Off we went to the next welcoming backyard the next night (with a potential bigger audience) Bravo!  We had nothing to hit but the heights!  So, we hit ém! Thank you folks!


I love adventure, I love the not knowing, the wondering about what if, the making up something fascinating from nothing. The silliness. The blundering. The overdoing of it all!  Exaggeration could be my middle name! I have quite a vivid imagination and it often takes me where I have never been before.  I´m gifted with what seems to be an extra measure of mind inventiveness. I never ever minded being alone entertaining myself (still) and my Mom often said to me ¨How you DO go on, dear!¨ Yes, I confess, I do (I may be even worse now because I am living in a remote village in Guatemala speaking Spanish.  That Spanishspeaking every day slows my ¨how you do go on¨ way down.  That is, until I am around other English speakers...yak, yak, yak!

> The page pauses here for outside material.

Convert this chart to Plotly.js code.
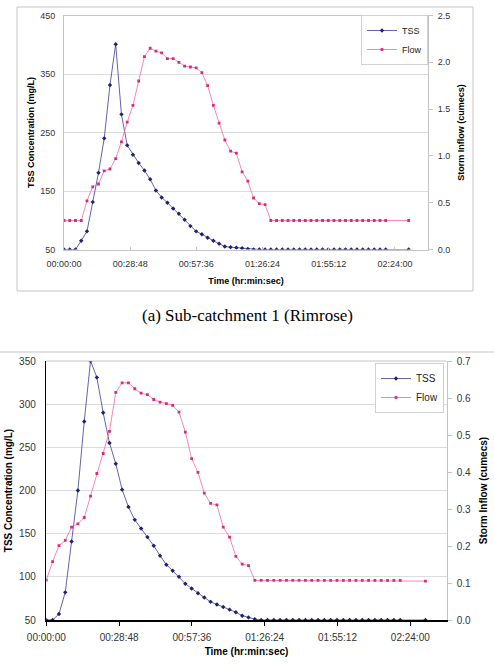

  Once upon a realtime, we, Parents/Lenny went to Seattle to visit my sister Marilynn at her sorority on Parents Weekend (University of Washington).  We stayed high-up in a very modern circular hotel by the name of the Edmond Meany. Wow! We had a suite and late at night, while my parents were sleeping in the bedroom I would stare for hours out the huge living room windows with the dazzling view of blinking, nightime Seattle.  What I thought about was people in love.  I wondered ¨how many people were making love in Seattle at that very moment? ¨  I loved the thought that there were tens of thousands of people enjoying romance. I love romance, that has never changed.

I also wondered if there were people like me making love outside the Edmond Meany Hotel...could it be there were other people like me? Blinking in the twinkling night, seeking bliss on a weekend night, Seattle, Washington, 1956.